The effort had bipartisan sponsorship, and was endorsed by conservative organizations such as Americans for Prosperity, though the measure failed to pass when Republicans who control the Senate wanted more time to consider the ramifications. Such a law would at least resolve some of the apparent inconsistencies in probation lengths, which often depend on the county where felons are sentenced and the judge who’s handing down the sentence. 

The plaintiffs in the ACLU case illustrate the capriciousness of those sentences. Jennifer Schroeder was convicted of drug possession in 2013 and served one year in county jail. But her sentence include 40 years of probation, which means she will not be eligible to vote until 2053. Another plaintiff, Christopher James Jecevicus-Varner, was also convicted of drug possession, in 2009, though his probation period is 20 years. Still another plaintiff, Elizer Eugene Darris, was convicted in 2001 of second-degree homicide and served 17 years in prison; his probation will end in 2025. 

Opponents of restore-the-vote efforts argue the denial of the right to vote is part of an offender’s punishment — and that one result of a restore the vote law could be longer prison sentences. 

Restore-the-vote efforts have the support of Gov. Tim Walz as well as Secretary of State Steve Simon — the defendant in the ACLU suit — and Attorney General Keith Ellison, who is charged with defending the state against the suit in court. 
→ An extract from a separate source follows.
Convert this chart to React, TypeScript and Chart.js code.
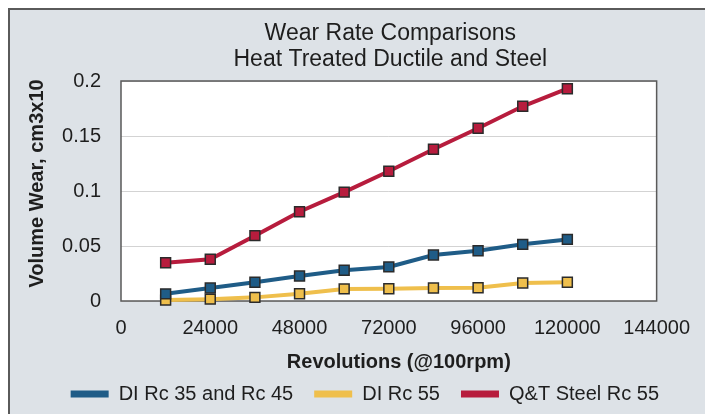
import React, { useEffect, useRef } from 'react';
import { Chart, registerables } from 'chart.js';

Chart.register(...registerables);

const revolutions = [12000, 24000, 36000, 48000, 60000, 72000, 84000, 96000, 108000, 120000];
const diRc35and45 = [0.0065, 0.0118, 0.017, 0.0227, 0.028, 0.031, 0.0418, 0.0457, 0.0515, 0.056];
const diRc55 = [0.0008, 0.0017, 0.0033, 0.0066, 0.011, 0.0112, 0.0118, 0.012, 0.0164, 0.017];
const qtSteelRc55 = [0.0348, 0.038, 0.0594, 0.0812, 0.099, 0.118, 0.138, 0.157, 0.177, 0.193];

const seriesNames = ['DI Rc 35 and Rc 45', 'DI Rc 55', 'Q&T Steel Rc 55'];
const seriesColors = ['#1f5c87', '#efbf4c', '#b71c3d'];
const xTickLabels = ['0', '24000', '48000', '72000', '96000', '120000', '144000'];
const yTickLabels = ['0', '0.05', '0.1', '0.15', '0.2'];
const titleLines = ['Wear Rate Comparisons', 'Heat Treated Ductile and Steel'];
const xAxisTitle = 'Revolutions (@100rpm)';
const yAxisTitle = 'Volume Wear, cm3x10';

const FONT = '"Liberation Sans", Arial, Helvetica, sans-serif';
const TEXT = '#1e1e1e';

const decorPlugin = {
  id: 'decor',
  beforeDraw(chart: any) {
    const { ctx, chartArea: a } = chart;
    ctx.save();
    ctx.fillStyle = '#ffffff';
    ctx.fillRect(a.left, a.top, a.right - a.left, a.bottom - a.top);
    ctx.restore();
  },
  beforeDatasetsDraw(chart: any) {
    const { ctx, chartArea: a } = chart;
    ctx.save();
    ctx.strokeStyle = '#5a5a5a';
    ctx.lineWidth = 1.5;
    ctx.strokeRect(a.left, a.top, a.right - a.left, a.bottom - a.top);
    ctx.restore();
  },
  afterDraw(chart: any) {
    const { ctx, chartArea: a } = chart;
    const cx = (a.left + a.right) / 2;
    const cy = (a.top + a.bottom) / 2;
    ctx.save();
    ctx.fillStyle = TEXT;
    ctx.textAlign = 'center';
    ctx.textBaseline = 'alphabetic';
    ctx.font = `23px ${FONT}`;
    ctx.fillText(titleLines[0], cx + 1.5, a.top - 41);
    ctx.fillText(titleLines[1], cx + 1.5, a.top - 15);

    ctx.font = `bold 20px ${FONT}`;
    ctx.fillText(xAxisTitle, cx + 10, a.bottom + 67);

    ctx.translate(32.5, cy - 7.5);
    ctx.rotate(-Math.PI / 2);
    ctx.fillText(yAxisTitle, 0, 0);
    ctx.restore();
  },
};

export default function App() {
  const canvasRef = useRef<HTMLCanvasElement | null>(null);

  useEffect(() => {
    if (!canvasRef.current) return;
    const mk = (vals: number[]) => revolutions.map((x, i) => ({ x, y: vals[i] }));
    const allSeries = [diRc35and45, diRc55, qtSteelRc55];
    const chart = new Chart(canvasRef.current, {
      type: 'line',
      data: {
        datasets: allSeries.map((vals, i) => ({
          label: seriesNames[i],
          data: mk(vals),
          borderColor: seriesColors[i],
          backgroundColor: seriesColors[i],
          borderWidth: 4,
          pointStyle: 'rect',
          pointRadius: 7,
          pointBorderWidth: 1.5,
          pointBorderColor: '#2b2b2b',
          pointBackgroundColor: seriesColors[i],
          tension: 0,
          clip: false,
        })),
      },
      options: {
        animation: false,
        responsive: false,
        devicePixelRatio: 1,
        layout: { padding: { left: 14.7, right: 0, top: 71, bottom: 0 } },
        scales: {
          x: {
            type: 'linear',
            min: 0,
            max: 144000,
            grid: { display: false, drawTicks: false },
            border: { display: false },
            ticks: {
              stepSize: 24000,
              padding: 15,
              color: TEXT,
              font: { size: 20, family: FONT },
              maxRotation: 0,
              callback: (_v: any, i: number) => xTickLabels[i],
            },
            afterFit: (s: any) => { s.height = 62; },
          },
          y: {
            type: 'linear',
            min: 0,
            max: 0.2,
            grid: { color: '#d3d3d3', lineWidth: 1, drawTicks: false },
            border: { display: false },
            ticks: {
              stepSize: 0.05,
              padding: 20,
              color: TEXT,
              font: { size: 20, family: FONT },
              callback: (_v: any, i: number) => yTickLabels[i],
            },
            afterFit: (s: any) => { s.width = 96.3; },
          },
          y2: {
            type: 'linear',
            position: 'right',
            display: true,
            grid: { display: false, drawTicks: false },
            border: { display: false },
            ticks: { display: false },
            afterFit: (s: any) => { s.width = 39; },
          },
        },
        plugins: {
          title: { display: false },
          tooltip: { enabled: false },
          legend: {
            display: true,
            position: 'bottom',
            labels: {
              boxWidth: 38,
              boxHeight: 7,
              padding: 21,
              color: TEXT,
              font: { size: 20, family: FONT },
              generateLabels: (c: any) =>
                c.data.datasets.map((d: any, i: number) => ({
                  text: d.label,
                  fillStyle: seriesColors[i],
                  strokeStyle: seriesColors[i],
                  lineWidth: 0,
                  hidden: false,
                  datasetIndex: i,
                  fontColor: TEXT,
                })),
            },
          },
        },
      },
      plugins: [decorPlugin],
    } as any);
    return () => chart.destroy();
  }, []);

  return (
    <div
      style={{
        position: 'fixed',
        left: 8,
        top: 8,
        width: 697,
        height: 406,
        boxSizing: 'border-box',
        borderLeft: '2px solid #5a5a5a',
        borderTop: '2px solid #5a5a5a',
        background: '#dde2e7',
        overflow: 'hidden',
      }}
    >
      <canvas ref={canvasRef} width={695} height={404} style={{ display: 'block', width: 695, height: 404 }} />
    </div>
  );
}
“Living with dignity and respect means being able to participate fully in the life of your community, and voting is one of the most powerful ways you can do that,” Ellison said in a statement. “I have argued for a long time that people who are no longer incarcerated but are on parole or probation should be able to vote. Every year that I served in the Minnesota House, I authored bills to make that easier. In the last legislative session, I supported a bipartisan bill to restore voting rights that made significant progress in the House. As attorney general, however, my role is to defend the constitutionality of Minnesota’s duly enacted laws. I will do that in this case.”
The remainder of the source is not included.